Les indépendantistes ont la tentation de faire trembler le gouvernement espagnol, mais tout n’est pas si facile.
« Nous allons au choc frontal, nous allons faire tomber le gouvernement espagnol » confie déterminé à Equinox un proche de Carles Puigdemont. La scène a eu lieu durant le week-end, quelques heures après l’annonce du réquisitoire par le procureur espagnol qui demande entre 11 et 25 ans de prison pour les leaders indépendantistes responsables de la déclaration d’indépendance du 27 octobre 2017.
Lire aussi : L’Espagne demande plus de 200 ans de prison contre les leaders indépendantistes
Pour faire chuter l’exécutif socialiste de Pedro Sanchez, il n’y a pas besoin de désobéir à la Constitution : il suffit que les 17 députés indépendantistes qui siègent à Madrid ne donnent plus leur vote aux projets législatifs du gouvernement.

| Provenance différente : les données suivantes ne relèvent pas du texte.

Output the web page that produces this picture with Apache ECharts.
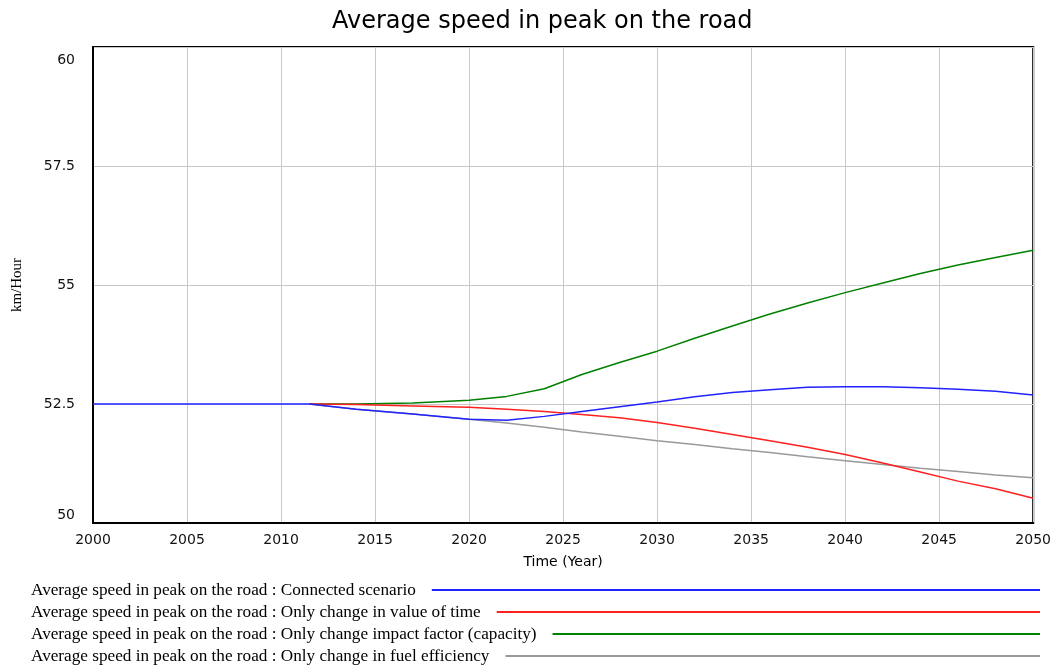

Pedro Sanchez gouverne sans avoir gagné les élections, il dirige l’Espagne après que Mariano Rajoy fut décapité par une motion de censure en juillet dernier suite à un scandale de corruption. Les 175 députés ont avant tout voté le texte de la motion de censure pour faire tomber le conservateur Rajoy. Même si la Constitution donne automatiquement les clés du pouvoir à celui qui a présenté la motion, en l’espèce Pedro Sanchez, ce n’est pas pour cela qu’il dispose par la suite d’une majorité parlementaire pour gouverner.
Pedro Sanchez a conclu une alliance de gouvernement avec l’ultra-gauche de Podemos. Les deux groupes parlementaires, socialistes et Podemos, disposent de 151 sièges. Il faut 176 voix pour faire passer une loi à la majorité absolue. Le prochain texte primordial qui se prépare en lecture au Congrès des députés est le budget général de l’État espagnol. Sans les votes des députés indépendantistes catalans, il est impossible d’adopter la loi budgétaire. Fragilisé, Pedro Sanchez pourrait convoquer des élections législatives nationales anticipées.

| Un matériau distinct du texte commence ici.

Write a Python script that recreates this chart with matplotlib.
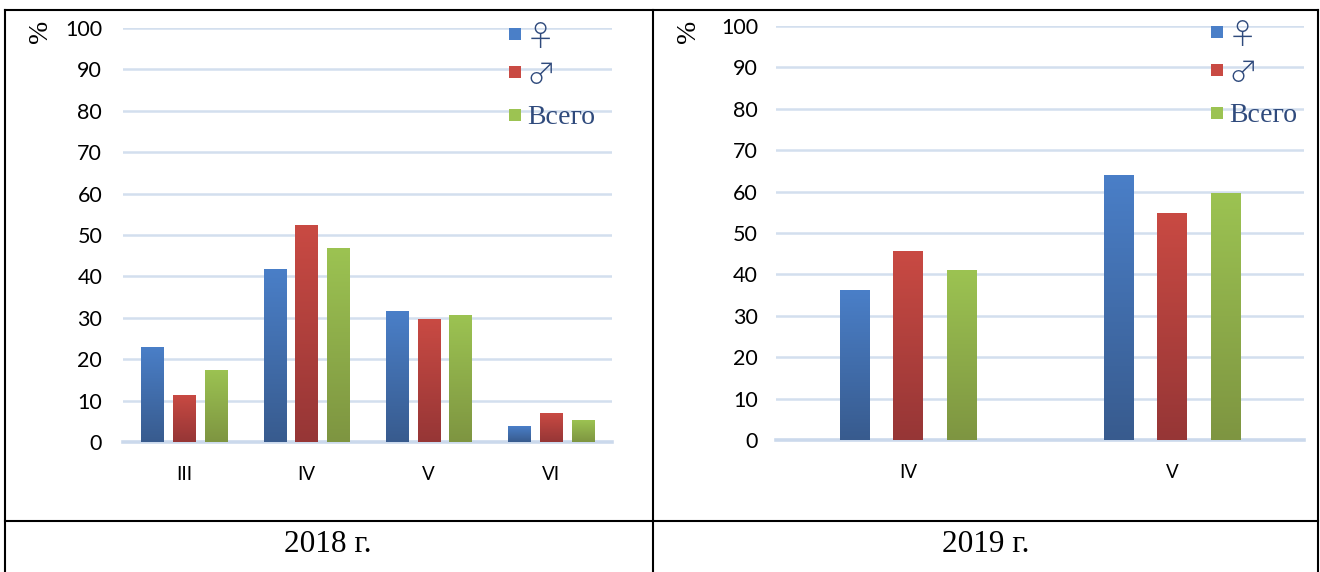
import numpy as np
import matplotlib
matplotlib.use("Agg")
import matplotlib.pyplot as plt
from matplotlib.colors import LinearSegmentedColormap
from matplotlib.lines import Line2D
from matplotlib.patches import Rectangle

W, H = 1320, 572

series = ["♀", "♂", "Всего"]

cats_2018 = ["III", "IV", "V", "VI"]
female_2018 = [23.0, 41.9, 31.6, 3.8]
male_2018 = [11.4, 52.4, 29.7, 7.0]
total_2018 = [17.5, 46.8, 30.6, 5.2]

cats_2019 = ["IV", "V"]
female_2019 = [36.2, 64.1]
male_2019 = [45.6, 54.9]
total_2019 = [41.0, 59.7]

# top / bottom colours of the bar gradients
gradients = [("#4A7FC8", "#385B8E"),
             ("#C94A43", "#963636"),
             ("#9CC352", "#7E9541")]

tick_font = "Lato"
serif = ["Liberation Serif", "DejaVu Sans"]
symbol_font = ["Noto Sans CJK JP", "DejaVu Sans"]
legend_color = "#2F4A7C"

fig = plt.figure(figsize=(W / 100, H / 100), dpi=100)


def px_axes(x0, y0, x1, y1):
    return fig.add_axes([x0 / W, 1 - y1 / H, (x1 - x0) / W, (y1 - y0) / H])


def draw_legend(x, ys):
    # square swatch + label, positions in figure pixels
    for i, y in enumerate(ys):
        fig.add_artist(Rectangle((x / W, 1 - (y + 6) / H), 12 / W, 12 / H,
                                 transform=fig.transFigure,
                                 color=gradients[i][0], lw=0))
        if i < 2:
            fig.text((x + 17) / W, 1 - (y + 4) / H, series[i], ha="left", va="center",
                     fontsize=21, family=symbol_font, weight="light",
                     color=legend_color)
        else:
            fig.text((x + 18) / W, 1 - (y + 3) / H, series[i], ha="left", va="center",
                     fontsize=20, family=serif, color=legend_color)


def draw_panel(ax, cats, values, width, pitch, ypad):
    x = np.arange(len(cats))
    grad = np.linspace(0, 1, 256).reshape(-1, 1)
    for i, (vals, (top, bottom)) in enumerate(zip(values, gradients)):
        bars = ax.bar(x + (i - 1) * pitch, vals, width, color=top,
                      label=series[i], zorder=3)
        cmap = LinearSegmentedColormap.from_list("g%d" % i, [bottom, top])
        for b in bars:
            im = ax.imshow(grad, cmap=cmap, origin="lower", aspect="auto",
                           extent=[b.get_x(), b.get_x() + b.get_width(), 0, b.get_height()],
                           zorder=4)
            im.set_clip_path(b)
    ax.set_xlim(-0.5, len(cats) - 0.5)
    ax.set_ylim(0, 100)
    ax.set_xticks(x)
    ax.set_xticklabels(cats, fontsize=13.5, family=tick_font)
    ax.set_yticks(range(0, 101, 10))
    ax.set_yticklabels([str(v) for v in range(0, 101, 10)], fontsize=15.5, family=tick_font)
    ax.tick_params(axis="both", length=0)
    ax.tick_params(axis="x", pad=17)
    ax.tick_params(axis="y", pad=ypad)
    ax.yaxis.grid(True, color="#D3DFEE", lw=1.8, zorder=0)
    ax.set_axisbelow(True)
    ax.axhline(0, color="#CBD9EC", lw=2.6, zorder=2, clip_on=False)
    for s in ax.spines.values():
        s.set_visible(False)


ax1 = px_axes(123, 28, 612, 442)
draw_panel(ax1, cats_2018, [female_2018, male_2018, total_2018], 0.18, 0.26, 15)
draw_legend(509, [34, 72, 115])

ax2 = px_axes(776, 26, 1304, 440)
draw_panel(ax2, cats_2019, [female_2019, male_2019, total_2019], 0.11, 0.203, 13)
draw_legend(1211, [32, 70, 113])

fig.text(41 / W, 1 - 31 / H, "%", rotation=90, ha="center", va="center",
         fontsize=20, family=serif)
fig.text(689 / W, 1 - 31 / H, "%", rotation=90, ha="center", va="center",
         fontsize=20, family=serif)

fig.text(328 / W, 1 - 545 / H, "2018 г.", ha="center", va="center",
         fontsize=22.5, family=serif)
fig.text(986 / W, 1 - 545 / H, "2019 г.", ha="center", va="center",
         fontsize=22.5, family=serif)


# table borders
def rule(x0, y0, x1, y1):
    fig.add_artist(Line2D([x0 / W, x1 / W], [1 - y0 / H, 1 - y1 / H],
                          transform=fig.transFigure, color="black", lw=1.5))


rule(5, 10, 1318, 10)
rule(5, 521, 1318, 521)
rule(5, 10, 5, 572)
rule(653, 10, 653, 572)
rule(1318, 10, 1318, 572)

fig.savefig("out.png", dpi=100)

Les parlementaires catalans restent en Espagne
Après les réquisitions du parquet, les indépendantistes, le président Quim Torra en tête, poussent des cris au ciel expliquant que les parlementaires catalans ne voteront pas le budget. Les plus vindicatifs expliquaient d’ailleurs que les députés indépendantistes n’allaient plus siéger au parlement espagnol en signe de protestation face aux années de prison qui attendent les anciens ministres de Puigdemont.
Finalement, les 17 parlementaires resteront au congrès espagnol. Il y a une raison budgétaire à ce choix : les 17 élus se partagent chaque année près d’un million d’euros de salaires et de notes de frais, auquel il faut ajouter une subvention annuelle pour les partis à hauteur de près de 700.000 euros. En cette période de vaches maigres pour les mouvements politiques qui doivent débourser les frais de justice, les amendes et les cautions pour les élus poursuivis, l’argent est plus que jamais le nerf de la guerre. « Les 350 parlementaires qui siègent dans notre parlement sont des députés qui respectent la Constitution, puisqu’ils sont élus par une loi espagnole », affirme le premier ministre Pedro Sanchez, avec un sens de la logique qui effrite la crédibilité indépendantiste des élus catalans.
Concernant les votes des députés souverainistes, le gouvernement se montre plutôt confiant. Les équipes gouvernementales estiment que les indépendantistes ne veulent pas d’élection anticipée qui pourrait conduire à une majorité ultra-conservatrice Partido Popular-Ciutadans. Les deux partis de droite ont pour objectif d’appliquer un article 155 quasi permanent qui suspendrait de facto les institutions catalanes et sortirait les indépendantistes des arcanes du pouvoir.
Parallèlement, le budget 2019 garantit à la Catalogne des milliards d’euros d’investissements. Des sommes qui seront reversées dans les services publics et les infrastructures. En cas de non-adoption des comptes publics, l’exécutif de Pedro Sanchez peut rester au pouvoir en prorogeant les budgets 2018 de Mariano Rajoy. La Catalogne perdrait les investissements et les socialistes la crédibilité gouvernementale.